** begin Data for processing **
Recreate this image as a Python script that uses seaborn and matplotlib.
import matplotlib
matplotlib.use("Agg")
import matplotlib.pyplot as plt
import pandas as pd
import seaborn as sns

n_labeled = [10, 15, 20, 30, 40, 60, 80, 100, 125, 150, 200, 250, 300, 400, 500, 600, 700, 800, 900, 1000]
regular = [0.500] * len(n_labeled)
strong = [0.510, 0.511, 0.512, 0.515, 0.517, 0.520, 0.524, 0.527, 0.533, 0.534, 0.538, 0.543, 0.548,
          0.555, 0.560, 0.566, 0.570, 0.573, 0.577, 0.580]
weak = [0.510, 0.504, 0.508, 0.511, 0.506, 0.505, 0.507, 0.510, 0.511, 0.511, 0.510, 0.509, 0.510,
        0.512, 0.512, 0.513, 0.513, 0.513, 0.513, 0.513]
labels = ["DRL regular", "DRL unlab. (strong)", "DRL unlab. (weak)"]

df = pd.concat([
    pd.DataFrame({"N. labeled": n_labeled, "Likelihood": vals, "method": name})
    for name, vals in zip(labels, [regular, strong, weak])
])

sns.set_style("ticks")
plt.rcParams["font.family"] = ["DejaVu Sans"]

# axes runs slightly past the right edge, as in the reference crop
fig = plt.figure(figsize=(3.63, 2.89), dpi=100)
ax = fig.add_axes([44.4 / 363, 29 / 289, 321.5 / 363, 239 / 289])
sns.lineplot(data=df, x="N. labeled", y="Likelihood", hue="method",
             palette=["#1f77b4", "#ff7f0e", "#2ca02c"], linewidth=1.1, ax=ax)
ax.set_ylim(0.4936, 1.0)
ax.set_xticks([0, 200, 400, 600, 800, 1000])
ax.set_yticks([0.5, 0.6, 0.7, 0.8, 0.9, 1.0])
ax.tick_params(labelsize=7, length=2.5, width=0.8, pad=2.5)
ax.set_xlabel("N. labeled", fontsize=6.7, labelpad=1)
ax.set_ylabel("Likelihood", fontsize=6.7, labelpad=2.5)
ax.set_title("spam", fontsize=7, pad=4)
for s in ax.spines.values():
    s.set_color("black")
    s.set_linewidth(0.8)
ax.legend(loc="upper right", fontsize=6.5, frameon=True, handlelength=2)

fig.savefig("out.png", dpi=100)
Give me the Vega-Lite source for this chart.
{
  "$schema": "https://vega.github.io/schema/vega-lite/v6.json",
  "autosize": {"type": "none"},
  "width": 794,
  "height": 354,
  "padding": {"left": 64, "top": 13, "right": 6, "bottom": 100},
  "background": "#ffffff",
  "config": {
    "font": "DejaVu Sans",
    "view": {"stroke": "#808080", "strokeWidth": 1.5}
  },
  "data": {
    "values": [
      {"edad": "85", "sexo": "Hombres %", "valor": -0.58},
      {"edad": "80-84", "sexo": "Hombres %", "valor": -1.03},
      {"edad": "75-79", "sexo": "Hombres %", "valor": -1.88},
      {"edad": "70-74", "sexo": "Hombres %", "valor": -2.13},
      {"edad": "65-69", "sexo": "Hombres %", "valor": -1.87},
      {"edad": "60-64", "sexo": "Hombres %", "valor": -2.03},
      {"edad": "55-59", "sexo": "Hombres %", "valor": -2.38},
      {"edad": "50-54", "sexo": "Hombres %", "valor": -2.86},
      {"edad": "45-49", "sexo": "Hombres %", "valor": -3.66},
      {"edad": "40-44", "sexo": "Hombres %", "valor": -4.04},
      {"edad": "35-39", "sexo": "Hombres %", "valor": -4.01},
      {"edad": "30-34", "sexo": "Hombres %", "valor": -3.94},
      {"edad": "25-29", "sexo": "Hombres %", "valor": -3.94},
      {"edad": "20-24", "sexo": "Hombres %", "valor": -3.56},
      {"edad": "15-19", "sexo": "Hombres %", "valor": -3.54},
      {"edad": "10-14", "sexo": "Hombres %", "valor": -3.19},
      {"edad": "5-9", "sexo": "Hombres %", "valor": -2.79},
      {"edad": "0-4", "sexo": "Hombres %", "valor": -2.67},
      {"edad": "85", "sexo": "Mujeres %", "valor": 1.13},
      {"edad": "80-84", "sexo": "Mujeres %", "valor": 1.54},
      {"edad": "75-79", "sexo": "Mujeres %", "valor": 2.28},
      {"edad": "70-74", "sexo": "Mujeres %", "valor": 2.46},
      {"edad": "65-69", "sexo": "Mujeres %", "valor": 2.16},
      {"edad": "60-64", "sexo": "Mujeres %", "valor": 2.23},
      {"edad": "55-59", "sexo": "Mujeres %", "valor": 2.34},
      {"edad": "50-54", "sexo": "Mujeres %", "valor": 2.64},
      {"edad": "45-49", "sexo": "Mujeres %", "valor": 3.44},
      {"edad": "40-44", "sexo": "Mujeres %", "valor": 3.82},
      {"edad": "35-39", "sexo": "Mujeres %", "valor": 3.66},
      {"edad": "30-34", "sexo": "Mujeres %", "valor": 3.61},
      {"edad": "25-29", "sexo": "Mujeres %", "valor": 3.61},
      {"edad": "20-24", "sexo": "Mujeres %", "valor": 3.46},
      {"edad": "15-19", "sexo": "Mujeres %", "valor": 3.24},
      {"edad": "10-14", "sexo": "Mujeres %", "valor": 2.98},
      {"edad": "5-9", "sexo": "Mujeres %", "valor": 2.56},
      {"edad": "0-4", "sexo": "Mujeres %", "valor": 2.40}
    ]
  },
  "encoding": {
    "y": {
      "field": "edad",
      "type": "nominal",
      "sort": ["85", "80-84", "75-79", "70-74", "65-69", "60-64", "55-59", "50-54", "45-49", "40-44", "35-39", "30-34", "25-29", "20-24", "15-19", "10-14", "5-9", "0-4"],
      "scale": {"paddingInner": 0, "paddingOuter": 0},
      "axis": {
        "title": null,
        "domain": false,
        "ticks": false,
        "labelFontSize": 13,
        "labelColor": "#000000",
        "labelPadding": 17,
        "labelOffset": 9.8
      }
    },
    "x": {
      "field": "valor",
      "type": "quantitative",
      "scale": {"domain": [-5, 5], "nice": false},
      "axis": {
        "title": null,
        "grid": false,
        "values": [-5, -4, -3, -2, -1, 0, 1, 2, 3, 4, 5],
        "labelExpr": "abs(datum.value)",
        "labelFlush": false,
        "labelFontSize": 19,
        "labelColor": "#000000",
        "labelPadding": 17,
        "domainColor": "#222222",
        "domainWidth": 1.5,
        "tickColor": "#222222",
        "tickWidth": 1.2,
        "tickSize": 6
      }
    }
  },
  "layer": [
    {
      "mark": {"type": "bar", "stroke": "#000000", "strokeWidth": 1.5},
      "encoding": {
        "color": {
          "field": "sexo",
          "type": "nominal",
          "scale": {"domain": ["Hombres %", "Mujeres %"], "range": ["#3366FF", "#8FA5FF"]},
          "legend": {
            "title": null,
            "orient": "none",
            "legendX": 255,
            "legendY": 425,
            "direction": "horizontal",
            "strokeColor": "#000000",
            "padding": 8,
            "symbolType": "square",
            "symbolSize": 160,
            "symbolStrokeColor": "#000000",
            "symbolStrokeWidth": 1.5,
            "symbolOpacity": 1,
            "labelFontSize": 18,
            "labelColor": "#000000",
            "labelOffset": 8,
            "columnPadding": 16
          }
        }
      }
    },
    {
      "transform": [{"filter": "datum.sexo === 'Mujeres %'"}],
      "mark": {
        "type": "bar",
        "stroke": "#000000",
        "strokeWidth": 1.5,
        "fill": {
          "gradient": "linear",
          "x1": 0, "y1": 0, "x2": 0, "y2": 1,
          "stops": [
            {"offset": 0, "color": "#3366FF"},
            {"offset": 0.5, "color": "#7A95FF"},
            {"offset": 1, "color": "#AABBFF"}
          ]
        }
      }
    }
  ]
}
** end Data for processing **
§ To be done
Reproduce exactly, please, only the lines from the start of the data above to the line that contains "import seaborn as sns", with both ends kept.

§ Solved exercise
Recreate this image as a Python script that uses seaborn and matplotlib.
import matplotlib
matplotlib.use("Agg")
import matplotlib.pyplot as plt
import pandas as pd
import seaborn as sns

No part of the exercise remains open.